Kai-Wei Zhao 趙凱衞 (University of Notre Dame): Ancient curve shortening flow of low entropy
Curve shortening flow is, in some sense, the gradient flow of arc-length functional. It is the simplest geometric flow and is a special case of mean curvature flow. The classification problem of ancient solutions under some geometric conditions can be viewed as a parabolic analogue of Bernstein’s problem for minimal surfaces. The previous results technically reply on the assumption of convexity of the curves. In the joint project with Kyeongsu Choi, Donghwi Seo, and Weibo Su, we replace it by the boundedness of entropy, which a measure of geometric complexity defined by Colding and Minicozzi. In this talk, we will focus on the ancient solutions with entropy at most 2, which is the limiting model of “fingers” and “tails” of solutions with higher finite entropy.

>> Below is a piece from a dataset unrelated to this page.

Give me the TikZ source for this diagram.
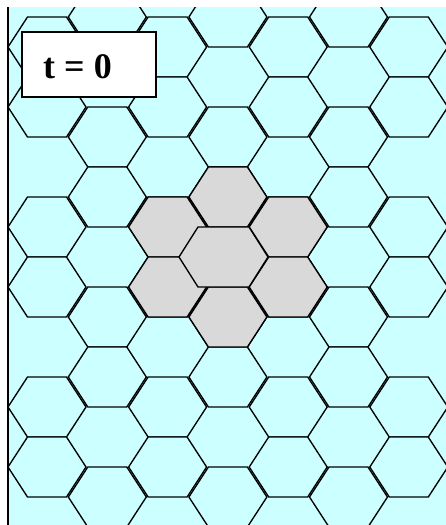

Shih-Fang Yeh 葉士房 (Michigan State University): Instability of Big Bang
In this talk, we will construct a family of Big Bang models and investigate the stability of the Big Bang. To be more specific, we firstly assume the homogeneity of the warped product spacetime to get some Big Bang models as background solutions that blow up at finite time, and then try to investigate the behavior of the solution after nonhomogeneous perturbation of initial data. It turns out, under certain conditions on the background and smallness of perturbation, shock will form before the Big Bang, which implies the instability of Big Bang.